Rezension

Pom Poko

Birthday


Highlights: My Blood // My Work Is Full Of Art // Crazy Energy Night // If U Want Me 2 Stay
Genre: Art-Punk
Sounds Like: Deerhoof // Le Tigre // Klaxons

VÖ: 22.02.2019

Auf eine weirde Art und Weise schön, und auf eine schöne Art und Weise weird. Das beschreibt unter anderem: Den Film „Pom Poko“ der japanischen Ghibli-Studios mit seinen mythologischen Marderwesen und ihren verwandelbaren Hodensäcken, der hinsichtlich seiner etwas verstörenden Wirkung selbst andere Werke der Produzenten wie „Spirited Away“ alt aussehen lässt. Das beschreibt aber auch: Die norwegische Band Pom Poko, die sich für ihren verqueren Sound genau den richtigen Namensvetter ausgesucht hat.

Dabei hätten koreanische Vorbilder auf den ersten Blick besser gepasst, denn bei so klebrig-süßen und gleichzeitig wilden Songs (man denke zum Auflösen dieses scheinbaren Widerspruchs an die Panik in einer explodierenden Red-Bull-Fabrik) wie denen auf „Birthday“ könnte man zunächst an all jene K-Punk-Bands denken, die man hierzulande vorrangig durch geschmacksverirrte präpubertierende Cousinen oder folgenschwere YouTube-Verklicker kennt. Dies liegt nicht zuletzt auch am Gesang von Sängerin Ragnhild, der auf den Dutzend Songs des Albums immer wieder zwischen Sirene (im mythologischen Sinne) und Sirene (im Feueralarm-Sinne) wechselt.

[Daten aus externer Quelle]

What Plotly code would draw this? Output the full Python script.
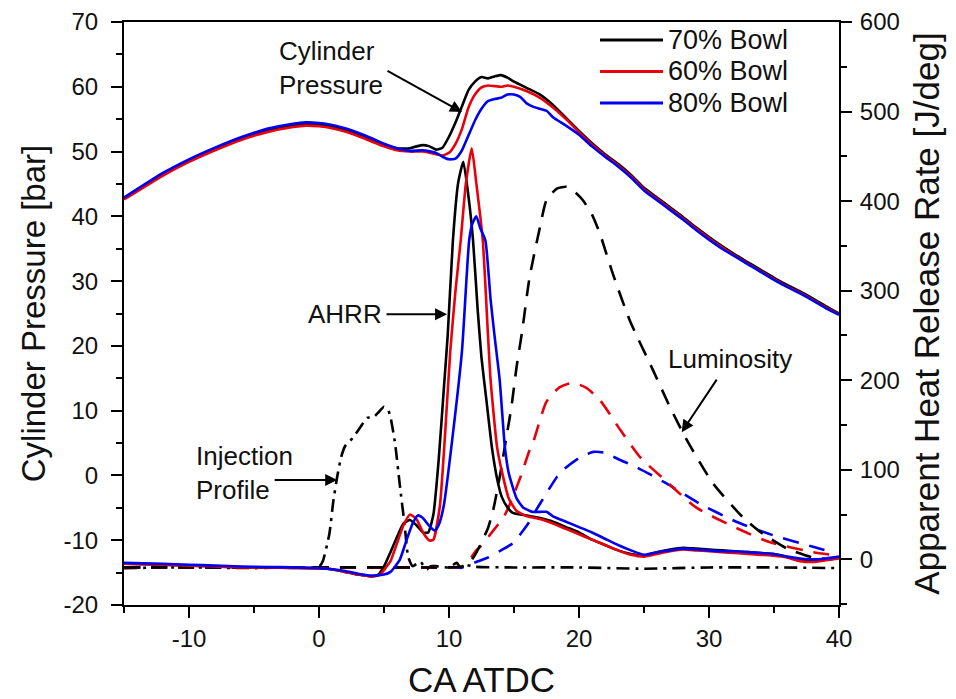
import plotly.graph_objects as go

# ---------------- data ----------------
# Cylinder pressure [bar] (left axis)
p70_x = [-15, -12, -10, -8, -6, -4, -2, -1, 0, 1, 2, 3, 4, 5, 6, 7, 7.5, 8, 8.5, 9, 9.5, 10, 10.5, 11, 11.5, 12, 12.5, 13, 13.5, 14, 14.5, 15, 16, 17, 18, 19, 20, 21, 22, 23, 24, 25, 26, 27, 28, 29, 30, 31, 32, 33, 34, 35, 36, 37, 38, 39, 40]
p70_y = [42.8, 46.5, 48.6, 50.4, 52.0, 53.3, 54.1, 54.3, 54.2, 53.9, 53.4, 52.7, 51.9, 51.1, 50.5, 50.5, 50.8, 51.0, 50.8, 50.3, 50.6, 52.3, 54.5, 57.0, 59.5, 60.8, 61.5, 61.3, 61.6, 61.8, 61.4, 60.8, 59.8, 58.8, 57.2, 55.2, 53.2, 51.3, 49.6, 48.1, 46.4, 44.4, 42.9, 41.4, 39.9, 38.3, 36.8, 35.4, 34.1, 32.9, 31.7, 30.5, 29.4, 28.4, 27.3, 26.1, 25.0]

p60_x = [-15, -12, -10, -8, -6, -4, -2, -1, 0, 1, 2, 3, 4, 5, 6, 7, 8, 9, 9.5, 10, 10.5, 11, 11.5, 12, 12.5, 13, 13.5, 14, 14.5, 15, 16, 17, 18, 19, 20, 21, 22, 23, 24, 25, 26, 27, 28, 29, 30, 31, 32, 33, 34, 35, 36, 37, 38, 39, 40]
p60_y = [42.6, 46.3, 48.4, 50.2, 51.8, 53.0, 53.8, 54.0, 53.9, 53.6, 53.1, 52.4, 51.6, 50.8, 50.2, 50.0, 50.0, 49.6, 49.4, 49.8, 51.2, 53.5, 56.8, 58.8, 59.9, 60.2, 60.1, 60.0, 60.2, 60.0, 59.3, 58.3, 56.8, 55.0, 53.0, 51.1, 49.4, 47.9, 46.2, 44.2, 42.7, 41.2, 39.7, 38.1, 36.6, 35.2, 33.9, 32.7, 31.5, 30.3, 29.2, 28.2, 27.1, 25.9, 24.9]

p80_x = [-15, -12, -10, -8, -6, -4, -2, -1, 0, 1, 2, 3, 4, 5, 6, 7, 8, 9, 9.5, 10, 10.5, 11, 11.5, 12, 12.5, 13, 13.5, 14, 14.5, 15, 15.5, 16, 16.5, 17, 17.5, 18, 19, 20, 21, 22, 23, 24, 25, 26, 27, 28, 29, 30, 31, 32, 33, 34, 35, 36, 37, 38, 39, 40]
p80_y = [42.9, 46.7, 48.8, 50.6, 52.2, 53.5, 54.3, 54.5, 54.4, 54.1, 53.6, 52.9, 52.1, 51.2, 50.5, 50.1, 50.2, 49.8, 49.2, 48.8, 48.9, 50.2, 52.5, 54.8, 56.6, 57.8, 58.1, 58.3, 58.8, 58.8, 58.4, 57.4, 56.9, 56.6, 56.3, 55.3, 54.0, 52.6, 50.8, 49.2, 47.7, 46.0, 44.0, 42.5, 41.0, 39.5, 37.9, 36.4, 35.0, 33.8, 32.6, 31.4, 30.2, 29.1, 28.1, 27.0, 25.8, 24.8]

# Apparent heat release rate [J/deg] (right axis)
h70_x = [-15, -12, -10, -8, -6, -4, -2, 0, 1, 2, 3, 4, 4.5, 5, 5.5, 6, 6.5, 7, 7.5, 8, 8.4, 8.8, 9.2, 9.6, 9.9, 10.3, 10.7, 11.1, 11.5, 11.85, 12.2, 12.5, 12.9, 13.3, 13.7, 14.05, 14.5, 14.9, 15.5, 16, 17, 18, 19, 20, 21, 22, 23, 24, 25, 26, 27, 28, 29, 30, 31, 32, 33, 34, 35, 36, 37, 38, 39, 40]
h70_y = [-5, -6, -7, -8, -9, -9, -9.5, -10, -11, -14, -17, -19, -18, -8, 8, 25, 40, 44, 38, 30, 30, 50, 110, 190, 250, 356, 420, 444, 405, 356, 280, 225, 175, 125, 90, 70, 58, 52, 50, 49, 46, 42, 36, 30, 22, 16, 10, 6, 4, 8, 11, 13, 12, 11, 10, 9, 8, 7, 6, 3, -1, -2, 0, 2]

h60_x = [-15, -12, -10, -8, -6, -4, -2, 0, 1, 2, 3, 4, 4.7, 5.2, 5.5, 6, 6.5, 7, 7.5, 8, 8.5, 8.8, 9.3, 9.7, 10.1, 10.5, 10.9, 11.3, 11.75, 12.1, 12.6, 13.0, 13.2, 13.7, 14.1, 14.6, 15.2, 16, 17, 18, 19, 20, 21, 22, 23, 24, 25, 26, 27, 28, 29, 30, 31, 32, 33, 34, 35, 36, 37, 38, 39, 40]
h60_y = [-5, -6, -7, -8, -9, -9, -9.5, -10, -11, -14, -17, -19, -17, -8, -2, 18, 38, 50, 45, 30, 21, 22, 60, 140, 233, 300, 356, 420, 459, 420, 356, 250, 200, 125, 96, 68, 54, 48, 45, 40, 34, 28, 22, 16, 10, 5, 3, 6, 9, 11, 10, 9, 8, 7, 6, 5, 4, 2, -2, -3, -1, 1]

h80_x = [-15, -12, -10, -8, -6, -4, -2, 0, 1, 2, 3, 4, 5, 5.5, 6.2, 6.7, 7.2, 7.6, 8.0, 8.5, 8.9, 9.2, 9.6, 10.3, 11.0, 11.55, 11.8, 12.1, 12.4, 12.8, 13.2, 13.5, 13.9, 14.3, 14.6, 15.2, 15.7, 16.4, 17, 17.5, 18, 19, 20, 21, 22, 23, 24, 25, 26, 27, 28, 29, 30, 31, 32, 33, 34, 35, 36, 37, 38, 39, 40]
h80_y = [-4, -5, -6, -7, -8, -8.5, -9, -10, -11, -13, -16, -18, -17, -14, -1, 20, 40, 49, 46, 37, 32, 38, 60, 140, 233, 356, 375, 383, 370, 356, 290, 250, 200, 125, 96, 68, 58, 53, 53, 53, 48, 42, 36, 30, 23, 16, 10, 5, 8, 10, 12, 11, 10, 9, 9, 8, 7, 6, 3, 1, 0, 1, 3]

# Injection profile (plotted on left axis scale)
inj_x = [-15, -10, -5, -2, 0, 0.3, 0.8, 1.1, 1.4, 1.7, 2.0, 2.6, 3.2, 3.7, 4.2, 4.6, 5.0, 5.3, 5.5, 5.85, 6.2, 6.6, 6.85, 7.2, 7.8, 8.0, 8.3, 8.6, 9, 10, 10.6, 10.9, 11.2, 12, 15, 20, 25, 30, 35, 40]
inj_y = [-14.3, -14.2, -14.3, -14.2, -14.1, -13.2, -9.0, -4.0, -0.2, 2.8, 4.5, 5.8, 7.5, 8.9, 9.0, 9.8, 10.6, 10.2, 9.0, 5.0, -1.2, -7.9, -12.5, -14.0, -13.3, -13.8, -14.5, -14.0, -14.0, -14.2, -13.5, -14.3, -13.8, -14.1, -14.2, -14.2, -14.4, -14.2, -14.2, -14.3]

# Luminosity (arbitrary, plotted on right axis scale)
l70_x = [-15, -5, 0, 5, 10, 11, 11.5, 12, 12.4, 13, 13.4, 13.9, 14.4, 14.8, 15.2, 15.6, 16.2, 17, 17.5, 18.3, 19.05, 19.7, 20.3, 21.0, 21.6, 22.6, 23.9, 25.7, 27, 28.3, 30.3, 32.6, 34, 36, 38, 39.5]
l70_y = [-9, -9, -9, -9, -9, -8, -5, 5, 16, 35, 55, 92, 135, 170, 215, 252, 315, 371, 401, 414, 416, 410, 401, 385, 364, 319, 267, 211, 170, 133, 85, 47, 30, 12, 2, 0]

l60_x = [-15, -5, 0, 5, 10, 11, 11.5, 12.1, 12.4, 13.4, 14.2, 14.7, 15.5, 16.2, 16.5, 17.5, 18.5, 19.5, 20.5, 21.6, 23.2, 24.7, 26.5, 29, 32.1, 34.7, 38, 39.5]
l60_y = [-9, -9, -9, -9, -9, -8, -2, 10, 14, 32, 47, 62, 92, 122, 132, 176, 192, 197, 192, 178, 144, 114, 90, 58, 35, 19, 8, 5]

l80_x = [-15, -5, 0, 5, 10, 11, 12.1, 13, 14, 14.9, 16, 16.7, 17.0, 18.3, 18.8, 20, 21.1, 22, 23, 24.4, 26.7, 29.3, 32.1, 34.9, 38, 39.5]
l80_y = [-9, -9, -9, -9, -9, -9, -3, 2, 10, 18, 38, 55, 62, 92, 100, 113, 120, 119, 112, 103, 85, 62, 42, 27, 14, 8]

series_names = ["70% Bowl", "60% Bowl", "80% Bowl"]
colors = ["#000000", "#e8000b", "#0000f0"]

x_ticks = [-10, 0, 10, 20, 30, 40]
x_tick_labels = ["-10", "0", "10", "20", "30", "40"]
y_ticks = [-20, -10, 0, 10, 20, 30, 40, 50, 60, 70]
y_tick_labels = ["-20", "-10", "0", "10", "20", "30", "40", "50", "60", "70"]
y2_ticks = [0, 100, 200, 300, 400, 500, 600]
y2_tick_labels = ["0", "100", "200", "300", "400", "500", "600"]

# ---------------- figure ----------------
FONT = "Liberation Sans, Arial, Helvetica, sans-serif"
INK = "#111111"
LW = 2.6
fig = go.Figure()

# luminosity (dashed)
for lx, ly, c in [(l80_x, l80_y, colors[2]), (l60_x, l60_y, colors[1]), (l70_x, l70_y, colors[0])]:
    fig.add_trace(go.Scatter(x=lx, y=ly, yaxis="y2", mode="lines", showlegend=False,
                             line=dict(color=c, width=LW, dash="16px,11px", shape="spline", smoothing=0.6)))

# injection profile (dash-dot)
fig.add_trace(go.Scatter(x=inj_x, y=inj_y, mode="lines", showlegend=False,
                         line=dict(color="#000000", width=LW, dash="13px,6px,3px,6px", shape="spline", smoothing=0.5)))

# AHRR (solid, right axis)
for hx, hy, c in [(h70_x, h70_y, colors[0]), (h60_x, h60_y, colors[1]), (h80_x, h80_y, colors[2])]:
    fig.add_trace(go.Scatter(x=hx, y=hy, yaxis="y2", mode="lines", showlegend=False,
                             line=dict(color=c, width=LW, shape="spline", smoothing=0.5)))

# cylinder pressure (solid, left axis)
for px_, py_, c, n in [(p70_x, p70_y, colors[0], series_names[0]),
                       (p60_x, p60_y, colors[1], series_names[1]),
                       (p80_x, p80_y, colors[2], series_names[2])]:
    fig.add_trace(go.Scatter(x=px_, y=py_, mode="lines", name=n, showlegend=False,
                             line=dict(color=c, width=LW, shape="spline", smoothing=0.5)))

tickfont = dict(family=FONT, size=24, color=INK)
titlefont = dict(family=FONT, size=33, color=INK)
minor_common = dict(ticks="outside", ticklen=6, tickwidth=2, tickcolor="black", showgrid=False)

fig.update_layout(
    width=956, height=699,
    margin=dict(l=124, r=117, t=22, b=94, autoexpand=False),
    paper_bgcolor="white", plot_bgcolor="white",
    font=dict(family=FONT, color=INK),
    showlegend=False,
    xaxis=dict(range=[-15, 40], tickvals=x_ticks, ticktext=x_tick_labels, ticks="outside", ticklen=11, tickwidth=2,
               tickcolor="black", showline=True, linecolor="black", linewidth=2, mirror=True,
               showgrid=False, zeroline=False, tickfont=tickfont,
               minor=dict(dtick=5, tick0=0, **minor_common),
               title=dict(text="CA ATDC", font=dict(family=FONT, size=35, color=INK), standoff=18)),
    yaxis=dict(range=[-20, 70], tickvals=y_ticks, ticktext=y_tick_labels, ticks="outside", ticklen=11, tickwidth=2,
               tickcolor="black", showline=True, linecolor="black", linewidth=2,
               showgrid=False, zeroline=False, tickfont=tickfont, ticklabelstandoff=8,
               minor=dict(dtick=5, tick0=0, **minor_common),
               title=dict(text="Cylinder Pressure [bar]", font=titlefont, standoff=8)),
    yaxis2=dict(range=[-51, 600], tickvals=y2_ticks, ticktext=y2_tick_labels, ticks="outside", ticklen=11, tickwidth=2,
                tickcolor="black", showline=True, linecolor="black", linewidth=2,
                overlaying="y", side="right", anchor="x",
                showgrid=False, zeroline=False, tickfont=tickfont, ticklabelstandoff=3,
                minor=dict(dtick=50, tick0=0, **minor_common),
                title=dict(text="Apparent Heat Release Rate [J/deg]", font=dict(family=FONT, size=35, color=INK), standoff=16)),
)

# manual legend (long line samples as in the original)
plot_l, plot_w, plot_t, plot_h = 124, 715, 22, 583
def px_to_paper(xp, yp):
    return (xp - plot_l) / plot_w, 1 - (yp - plot_t) / plot_h
for i, (name, c) in enumerate(zip(series_names, colors)):
    yrow = 40 + i * 31.5
    xa, ya = px_to_paper(600, yrow)
    xb, _ = px_to_paper(663, yrow)
    xt, _ = px_to_paper(666, yrow)
    fig.add_shape(type="line", xref="paper", yref="paper", x0=xa, x1=xb, y0=ya, y1=ya,
                  line=dict(color=c, width=3.2))
    fig.add_annotation(x=xt, y=ya, xref="paper", yref="paper", text=name, showarrow=False,
                       xanchor="left", yanchor="middle", font=dict(family=FONT, size=27, color=INK))

ann_font = dict(family=FONT, size=26, color=INK)
arrow = dict(showarrow=True, arrowhead=2, arrowsize=1.2, arrowwidth=2, arrowcolor="black", text="")

# Cylinder Pressure label + arrow
fig.add_annotation(x=-3.2, y=62.9, xref="x", yref="y", text="Cylinder<br>Pressure", showarrow=False,
                   font=ann_font, align="left", xanchor="left", yanchor="middle")
fig.add_annotation(x=11.0, y=56.1, xref="x", yref="y", ax=-76, ay=-42, **arrow)
# AHRR
fig.add_annotation(x=2.0, y=24.9, xref="x", yref="y", text="AHRR", showarrow=False,
                   font=ann_font, xanchor="center", yanchor="middle")
fig.add_annotation(x=9.85, y=24.9, xref="x", yref="y", ax=-62, ay=0, **arrow)
# Injection profile
fig.add_annotation(x=-9.6, y=0.4, xref="x", yref="y", text="Injection<br>Profile", showarrow=False,
                   font=ann_font, align="left", xanchor="left", yanchor="middle")
fig.add_annotation(x=1.4, y=-0.7, xref="x", yref="y", ax=-64, ay=0, **arrow)
# Luminosity
fig.add_annotation(x=31.6, y=224, xref="x", yref="y2", text="Luminosity", showarrow=False,
                   font=ann_font, xanchor="center", yanchor="middle")
fig.add_annotation(x=27.9, y=142, xref="x", yref="y2", ax=36, ay=-54, **arrow)

fig.write_html("out.html")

Um die Trondheimer jedoch komplett in die Bubblegum-Schublade zu stecken, dafür ist ihr Debüt zu gewitzt und vor allem auch in seinen Songstrukturen zu abwechslungsreich: Selbst ein Song wie „Crazy Energy Night“, der mit dreieinhalb Minuten Länge und klarem Refrain-Strophe-Schema noch am ehesten in die Rotation extrem mutiger Radiosender passen würde, gönnt sich aber ein wildes Break ebenso sehr wie diverse komplett überkoffeinierte Schlagzeugparts. Bei „If U Want Me 2 Stay“ wiederum bildet quasi ein vertonter elektrischer Kurzschluss den Übergang zwischen einem quietschigen Marsch, einer kleinen balladesken Einlage und einem finalen Gitarrengewitter. Da passiert auf zwei Songs schon mehr als in der Karriere manch anderer Punkband.

Nur leider zeigt so mancher Song auf „Birthday“, dass Unberechenbarkeit und Abwechslungsreichtum nicht immer auch mit Qualität gleichzusetzen sind: Manchmal überfordern Ragnhilds Falsett, die immer wieder durchblitzende Liebe zur Disharmonie und auch die immer neuen Ideen und Wendungen dermaßen, dass man nach der knappen Dreiviertelstunde des Albums auch erst einmal kapitulierend die weiße Flagge schwenken möchte. Das wird trotzdem die meisten nicht davon abhalten, ihren Freunden von Pom Poko vorzuschwärmen und das Album in unregelmäßigen Abständen wieder hervorzukramen – was ja auch wieder zu Studio-Ghibli-Filmen passt.